Israel Knew Hamas Attack Plan More Than A Year Ago
Did FDR Know About Pear Harbor?
These words flashed across the crawl at the bottom of my television screen. Wow, I thought. Confession: I am not following the conflict (war?) very much. Everyone has their areas of interest in the news and following endless fights in the Middle East has never intrigued me.
Then my brain did something odd, even in my head. I immediately reverted to a history class at Indiana University at South Bend sometime in the 1980s. I took a class on World War TWO, maybe two (no pun intended), and I could check if I could recall where my transcripts may be. As my BFF loves to say, ANYWAY, I was intrigued by Dr. Charles Tull’s comments on Pearl Harbor, December 7th is coming.
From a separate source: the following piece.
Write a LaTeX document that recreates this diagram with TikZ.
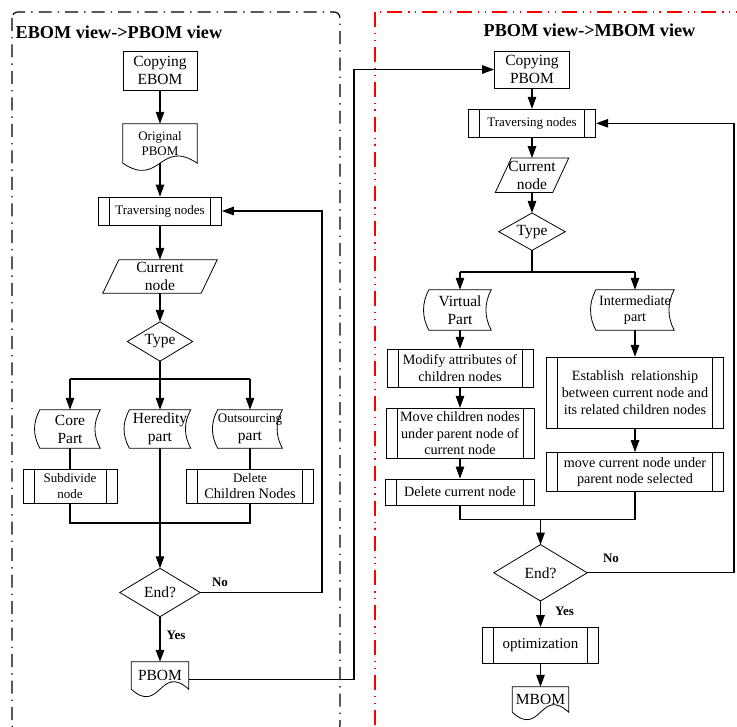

I hope you can hear FDR’s iconic words from the capitol “December seventh, nineteen forty-one, a day that will live in infamy” in your head if my colleagues did their job. I can do a decent impersonation of that.
At 7:48 AM (local time) 353 Japanese planes from six aircraft carriers conducted a surprise attack at Pearl Harbor (and other sites) in Hawaii. The two nations were not (yet) at war. 2,403 Americans died in the attack.
Did FDR know the Japanese were going to attack Pearl Harbor? That piqued my interest, and I will share a story I told many students many times. Dr. Tull taught that two books were written about this. In a nutshell, two historians produced contradicting books in 1982 on Pearl Harbor.
Gordon Prange’s (who died before finishing- completed by colleagues) At Dawn We Slept: The Untold Story of Pearl Harbor. The book was published posthumously and was originally a 3500-word manuscript for thirty-seven years. The collaborators pared it down to 873 pages which is still a scholarly doorstop. One reviewer called it a more orthodox version of history.
John Toland’s offering was Infamy: Pearl Harbor and Its Aftermath. Toland offers that FDR, General George Marshall, Secretary of State Cordell Hull, and Secretary of War Henry Stimson ALL knew the attack was coming and allowed it. We live in a world where many people believe in such ‘conspiracy’ theories. This book is 366 pages, published two years after another Toland work. The same reviewer called this book revisionist.
I did read several articles and reviews, which awakened Dr. Tull’s words in my mind. In terms of sheer quantity, pages, and years, Prange’s book is a far more scholarly assessment of what happened that morning, and before, than Toland’s. At some point, I am reminded of one of my favorite quotes by Daniel Patrick Moynihan, “you are entitled to your opinion. But you are not entitled to your own facts.”
Like many events in history or things happening in the new daily, things are complicated. Very complicated. With that many people dying in an ‘unprovoked’ attack, it’s hard to compliment the planner, Japanese Admiral Isoroku Yamamoto’s brilliant plan and unfortunately (for us) success.
Pre “Mr. Heinz” Cary was very intrigued by Dr. Tull’s words and these books. As I recall, I drove out to the University Park Mall in Mishawaka to a then B. Dalton Books. Barnes and Noble bought out the chain in 1987. I bought both books and decided I needed to read them but never did. Why? Life.
I detest the term “I didn’t have time.” Wrong. “You didn’t MAKE time.” I didn’t take the time to read either. Teaching World War II, I repeatedly took both books out of a cupboard, discussed them, and said I would read them once I retired. I have been retired for a couple of years and have not thought of them until I saw the Israel/Hamas line. They are now within arm’s reach, and I should read them. Since the eighty-second anniversary is upon us and there isn’t time to read them in concurrence with the actual date, this Cubs fan can “wait till next year.”
Expect it.
As Clint Eastwood famously quipped a half-century ago as Inspector “Dirty Harry” Callahan, “I know what you are thinking.” What about the movie???
I was sitting in a movie theater in 2001 and saw a preview for Pearl Harbor. I was intrigued by the cinematic techie tricks following a bomb from the sky onto the target. Maybe, I thought. Then reviews came out. Well, here is another quote from Inspector Callahan. Do you want to make a war movie or a love story? There are certainly audiences for both, but this film tried to satisfy both audiences, in my humble opinion, you have a three-hour disappointment. 347,000 people rated it a 6.2 out of 10 on imbd.com in a society that clicks ‘like’ on a cat chasing its tail. There you go.